# What you should do
Your task is to extract every line from the material below exactly.
** Begin Given data **
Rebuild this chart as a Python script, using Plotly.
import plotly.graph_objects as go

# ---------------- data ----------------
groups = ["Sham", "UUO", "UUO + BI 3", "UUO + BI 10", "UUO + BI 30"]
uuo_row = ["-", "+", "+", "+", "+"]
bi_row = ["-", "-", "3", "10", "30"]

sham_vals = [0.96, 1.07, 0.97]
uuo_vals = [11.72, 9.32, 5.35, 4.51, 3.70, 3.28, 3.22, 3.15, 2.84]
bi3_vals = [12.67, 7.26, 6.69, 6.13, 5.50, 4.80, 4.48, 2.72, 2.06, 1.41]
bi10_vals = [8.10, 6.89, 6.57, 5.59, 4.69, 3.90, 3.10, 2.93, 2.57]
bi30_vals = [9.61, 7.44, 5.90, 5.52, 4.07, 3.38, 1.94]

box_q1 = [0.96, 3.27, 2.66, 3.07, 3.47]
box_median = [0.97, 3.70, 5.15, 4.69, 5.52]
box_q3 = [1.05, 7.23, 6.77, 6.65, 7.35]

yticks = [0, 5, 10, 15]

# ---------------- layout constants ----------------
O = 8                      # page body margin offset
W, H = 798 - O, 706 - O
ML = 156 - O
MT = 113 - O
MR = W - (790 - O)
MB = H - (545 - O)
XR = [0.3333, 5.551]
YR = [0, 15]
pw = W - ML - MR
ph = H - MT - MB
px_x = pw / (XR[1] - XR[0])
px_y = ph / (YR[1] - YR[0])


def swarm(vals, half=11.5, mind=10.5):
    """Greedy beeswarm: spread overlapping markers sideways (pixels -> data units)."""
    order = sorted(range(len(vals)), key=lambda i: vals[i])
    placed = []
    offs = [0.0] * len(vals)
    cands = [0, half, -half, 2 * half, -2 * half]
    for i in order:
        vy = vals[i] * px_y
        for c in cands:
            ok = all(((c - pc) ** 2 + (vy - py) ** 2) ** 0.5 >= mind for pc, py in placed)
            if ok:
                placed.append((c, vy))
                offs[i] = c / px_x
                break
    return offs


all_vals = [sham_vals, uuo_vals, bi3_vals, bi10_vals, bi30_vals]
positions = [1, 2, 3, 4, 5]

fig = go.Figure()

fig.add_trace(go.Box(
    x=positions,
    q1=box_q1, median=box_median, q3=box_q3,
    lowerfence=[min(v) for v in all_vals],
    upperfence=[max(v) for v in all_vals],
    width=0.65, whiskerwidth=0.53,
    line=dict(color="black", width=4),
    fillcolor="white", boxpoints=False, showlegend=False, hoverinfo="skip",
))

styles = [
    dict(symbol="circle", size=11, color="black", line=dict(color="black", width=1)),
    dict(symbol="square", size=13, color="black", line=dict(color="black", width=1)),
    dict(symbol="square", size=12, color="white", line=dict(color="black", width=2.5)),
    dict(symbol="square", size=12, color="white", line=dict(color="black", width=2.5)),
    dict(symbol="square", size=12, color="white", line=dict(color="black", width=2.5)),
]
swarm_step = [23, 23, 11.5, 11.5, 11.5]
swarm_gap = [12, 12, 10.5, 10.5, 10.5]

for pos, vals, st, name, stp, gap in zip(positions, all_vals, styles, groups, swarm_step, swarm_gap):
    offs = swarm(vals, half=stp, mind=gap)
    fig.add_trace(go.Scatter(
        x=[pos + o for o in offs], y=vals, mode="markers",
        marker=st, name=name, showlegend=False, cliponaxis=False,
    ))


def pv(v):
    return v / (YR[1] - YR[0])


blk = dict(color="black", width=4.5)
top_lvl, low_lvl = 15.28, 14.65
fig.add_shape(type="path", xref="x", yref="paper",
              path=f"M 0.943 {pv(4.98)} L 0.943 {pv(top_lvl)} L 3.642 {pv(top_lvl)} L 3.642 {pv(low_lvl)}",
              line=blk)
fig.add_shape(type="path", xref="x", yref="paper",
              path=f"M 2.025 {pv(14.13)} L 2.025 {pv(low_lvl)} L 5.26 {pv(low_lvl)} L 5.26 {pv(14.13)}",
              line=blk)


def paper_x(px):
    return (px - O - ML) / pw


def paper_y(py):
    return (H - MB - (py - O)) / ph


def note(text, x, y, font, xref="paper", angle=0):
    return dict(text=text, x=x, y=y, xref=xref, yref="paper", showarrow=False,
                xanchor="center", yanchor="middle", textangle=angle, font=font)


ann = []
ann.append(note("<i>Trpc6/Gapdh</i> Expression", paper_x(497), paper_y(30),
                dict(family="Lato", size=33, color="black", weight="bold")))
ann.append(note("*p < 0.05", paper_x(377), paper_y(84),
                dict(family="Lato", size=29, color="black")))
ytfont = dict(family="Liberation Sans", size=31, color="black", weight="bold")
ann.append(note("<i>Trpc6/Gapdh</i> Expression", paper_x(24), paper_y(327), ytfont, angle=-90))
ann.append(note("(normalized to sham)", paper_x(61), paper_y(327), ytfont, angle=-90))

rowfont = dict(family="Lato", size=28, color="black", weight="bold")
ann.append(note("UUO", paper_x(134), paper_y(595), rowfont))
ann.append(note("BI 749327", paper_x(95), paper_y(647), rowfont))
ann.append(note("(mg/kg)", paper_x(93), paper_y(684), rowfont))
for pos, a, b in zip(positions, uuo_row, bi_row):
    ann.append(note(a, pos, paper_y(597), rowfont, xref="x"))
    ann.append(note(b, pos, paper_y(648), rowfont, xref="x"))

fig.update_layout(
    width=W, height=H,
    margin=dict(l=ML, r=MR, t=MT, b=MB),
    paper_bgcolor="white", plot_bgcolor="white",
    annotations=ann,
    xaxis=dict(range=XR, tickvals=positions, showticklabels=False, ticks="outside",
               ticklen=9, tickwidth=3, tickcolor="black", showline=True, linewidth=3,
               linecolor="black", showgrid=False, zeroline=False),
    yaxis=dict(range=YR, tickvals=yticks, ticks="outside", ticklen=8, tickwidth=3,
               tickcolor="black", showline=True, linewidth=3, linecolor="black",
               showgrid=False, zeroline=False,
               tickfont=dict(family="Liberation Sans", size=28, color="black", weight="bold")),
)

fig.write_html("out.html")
** End Given data **
# Task solution
Rebuild this chart as a Python script, using Plotly.
import plotly.graph_objects as go

# ---------------- data ----------------
groups = ["Sham", "UUO", "UUO + BI 3", "UUO + BI 10", "UUO + BI 30"]
uuo_row = ["-", "+", "+", "+", "+"]
bi_row = ["-", "-", "3", "10", "30"]

sham_vals = [0.96, 1.07, 0.97]
uuo_vals = [11.72, 9.32, 5.35, 4.51, 3.70, 3.28, 3.22, 3.15, 2.84]
bi3_vals = [12.67, 7.26, 6.69, 6.13, 5.50, 4.80, 4.48, 2.72, 2.06, 1.41]
bi10_vals = [8.10, 6.89, 6.57, 5.59, 4.69, 3.90, 3.10, 2.93, 2.57]
bi30_vals = [9.61, 7.44, 5.90, 5.52, 4.07, 3.38, 1.94]

box_q1 = [0.96, 3.27, 2.66, 3.07, 3.47]
box_median = [0.97, 3.70, 5.15, 4.69, 5.52]
box_q3 = [1.05, 7.23, 6.77, 6.65, 7.35]

yticks = [0, 5, 10, 15]

# ---------------- layout constants ----------------
O = 8                      # page body margin offset
W, H = 798 - O, 706 - O
ML = 156 - O
MT = 113 - O
MR = W - (790 - O)
MB = H - (545 - O)
XR = [0.3333, 5.551]
YR = [0, 15]
pw = W - ML - MR
ph = H - MT - MB
px_x = pw / (XR[1] - XR[0])
px_y = ph / (YR[1] - YR[0])


def swarm(vals, half=11.5, mind=10.5):
    """Greedy beeswarm: spread overlapping markers sideways (pixels -> data units)."""
    order = sorted(range(len(vals)), key=lambda i: vals[i])
    placed = []
    offs = [0.0] * len(vals)
    cands = [0, half, -half, 2 * half, -2 * half]
    for i in order:
        vy = vals[i] * px_y
        for c in cands:
            ok = all(((c - pc) ** 2 + (vy - py) ** 2) ** 0.5 >= mind for pc, py in placed)
            if ok:
                placed.append((c, vy))
                offs[i] = c / px_x
                break
    return offs


all_vals = [sham_vals, uuo_vals, bi3_vals, bi10_vals, bi30_vals]
positions = [1, 2, 3, 4, 5]

fig = go.Figure()

fig.add_trace(go.Box(
    x=positions,
    q1=box_q1, median=box_median, q3=box_q3,
    lowerfence=[min(v) for v in all_vals],
    upperfence=[max(v) for v in all_vals],
    width=0.65, whiskerwidth=0.53,
    line=dict(color="black", width=4),
    fillcolor="white", boxpoints=False, showlegend=False, hoverinfo="skip",
))

styles = [
    dict(symbol="circle", size=11, color="black", line=dict(color="black", width=1)),
    dict(symbol="square", size=13, color="black", line=dict(color="black", width=1)),
    dict(symbol="square", size=12, color="white", line=dict(color="black", width=2.5)),
    dict(symbol="square", size=12, color="white", line=dict(color="black", width=2.5)),
    dict(symbol="square", size=12, color="white", line=dict(color="black", width=2.5)),
]
swarm_step = [23, 23, 11.5, 11.5, 11.5]
swarm_gap = [12, 12, 10.5, 10.5, 10.5]

for pos, vals, st, name, stp, gap in zip(positions, all_vals, styles, groups, swarm_step, swarm_gap):
    offs = swarm(vals, half=stp, mind=gap)
    fig.add_trace(go.Scatter(
        x=[pos + o for o in offs], y=vals, mode="markers",
        marker=st, name=name, showlegend=False, cliponaxis=False,
    ))


def pv(v):
    return v / (YR[1] - YR[0])


blk = dict(color="black", width=4.5)
top_lvl, low_lvl = 15.28, 14.65
fig.add_shape(type="path", xref="x", yref="paper",
              path=f"M 0.943 {pv(4.98)} L 0.943 {pv(top_lvl)} L 3.642 {pv(top_lvl)} L 3.642 {pv(low_lvl)}",
              line=blk)
fig.add_shape(type="path", xref="x", yref="paper",
              path=f"M 2.025 {pv(14.13)} L 2.025 {pv(low_lvl)} L 5.26 {pv(low_lvl)} L 5.26 {pv(14.13)}",
              line=blk)


def paper_x(px):
    return (px - O - ML) / pw


def paper_y(py):
    return (H - MB - (py - O)) / ph


def note(text, x, y, font, xref="paper", angle=0):
    return dict(text=text, x=x, y=y, xref=xref, yref="paper", showarrow=False,
                xanchor="center", yanchor="middle", textangle=angle, font=font)


ann = []
ann.append(note("<i>Trpc6/Gapdh</i> Expression", paper_x(497), paper_y(30),
                dict(family="Lato", size=33, color="black", weight="bold")))
ann.append(note("*p < 0.05", paper_x(377), paper_y(84),
                dict(family="Lato", size=29, color="black")))
ytfont = dict(family="Liberation Sans", size=31, color="black", weight="bold")
ann.append(note("<i>Trpc6/Gapdh</i> Expression", paper_x(24), paper_y(327), ytfont, angle=-90))
ann.append(note("(normalized to sham)", paper_x(61), paper_y(327), ytfont, angle=-90))

rowfont = dict(family="Lato", size=28, color="black", weight="bold")
ann.append(note("UUO", paper_x(134), paper_y(595), rowfont))
ann.append(note("BI 749327", paper_x(95), paper_y(647), rowfont))
ann.append(note("(mg/kg)", paper_x(93), paper_y(684), rowfont))
for pos, a, b in zip(positions, uuo_row, bi_row):
    ann.append(note(a, pos, paper_y(597), rowfont, xref="x"))
    ann.append(note(b, pos, paper_y(648), rowfont, xref="x"))

fig.update_layout(
    width=W, height=H,
    margin=dict(l=ML, r=MR, t=MT, b=MB),
    paper_bgcolor="white", plot_bgcolor="white",
    annotations=ann,
    xaxis=dict(range=XR, tickvals=positions, showticklabels=False, ticks="outside",
               ticklen=9, tickwidth=3, tickcolor="black", showline=True, linewidth=3,
               linecolor="black", showgrid=False, zeroline=False),
    yaxis=dict(range=YR, tickvals=yticks, ticks="outside", ticklen=8, tickwidth=3,
               tickcolor="black", showline=True, linewidth=3, linecolor="black",
               showgrid=False, zeroline=False,
               tickfont=dict(family="Liberation Sans", size=28, color="black", weight="bold")),
)

fig.write_html("out.html")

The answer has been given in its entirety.